The government suspects that the middlemen, who it has set out to eliminate, are behind the farmers. The middlemen have the most to lose. They will naturally try to protect their turf. Very cleverly, they have sown doubts in the farmers’ mind that the government is out to fatten the rich and powerful business houses. This propaganda has been lapped up with the consequent attacks on Jio’s transmission towers in Punjab.

The government has been hoist with some of its own petards. Demonetisation was introduced overnight to surprise those with black money stored under mattresses. Black money operators were far too clever, it appears. No notable success came the government’s way. The farmers obviously do not want to become guinea pigs in another possible experiment which the government says will double their income.

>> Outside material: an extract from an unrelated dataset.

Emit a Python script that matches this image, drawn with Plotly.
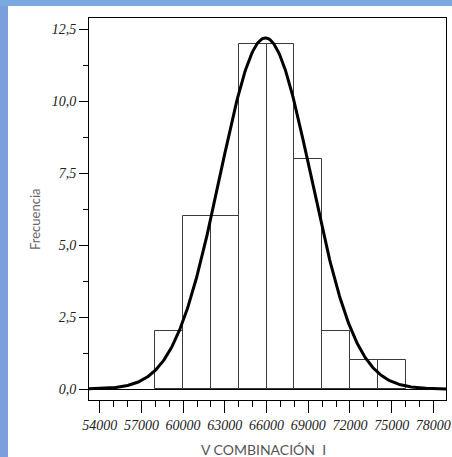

It may very well do so, as many experts have opined, but it is, at present, in the realm of theory only. The farmers of Punjab and Haryana are already better off than their compatriots in other states.

The government should reconsider its stated policy of foisting its ideas and calculations on cost-benefit ratios on people or segments of people without due notice. In some matters like demonetisation and last year’s action in J&K, there would be a need for secrecy but in trying to uplift farmers or favouring Bangladeshi Hindus for instant citizenship, there was no need for any surprise or hurry in ramming legislation through Parliament without adequate debate.

Secrecy could be justified in the demonetisation announcement and in the overnight detention of J&K leaders, but even then, the fact that the government is adept in secret manoeuvres resonates in the less sophisticated human minds at such times. When the government says that it is introducing laws for the good of the people or segments of the public, such promises are taken with large pinches of salt.

The government’s credibility comes into focus at such times. I, for one, do not doubt that the government’s intention was to benefit the farmers. But in the light of its low credibility index, it should have been more circumspect by taking the intended beneficiaries into confidence and convincing them that it had only their good in mind and not that of the party’s funders.

The agitation will continue till one of the parties blinks. The government cannot afford to repeal the three laws. Such a move will be disastrous for it from every angle, chiefly its impact on the image of Modiji himself. It may not trouble the poor who have crossed over to his side because of the direct transfers of government munificence to their bank accounts and the houses and toilets, electricity and roads they say he has provided. But to his traditional vote banks among the middle classes it will certainly matter!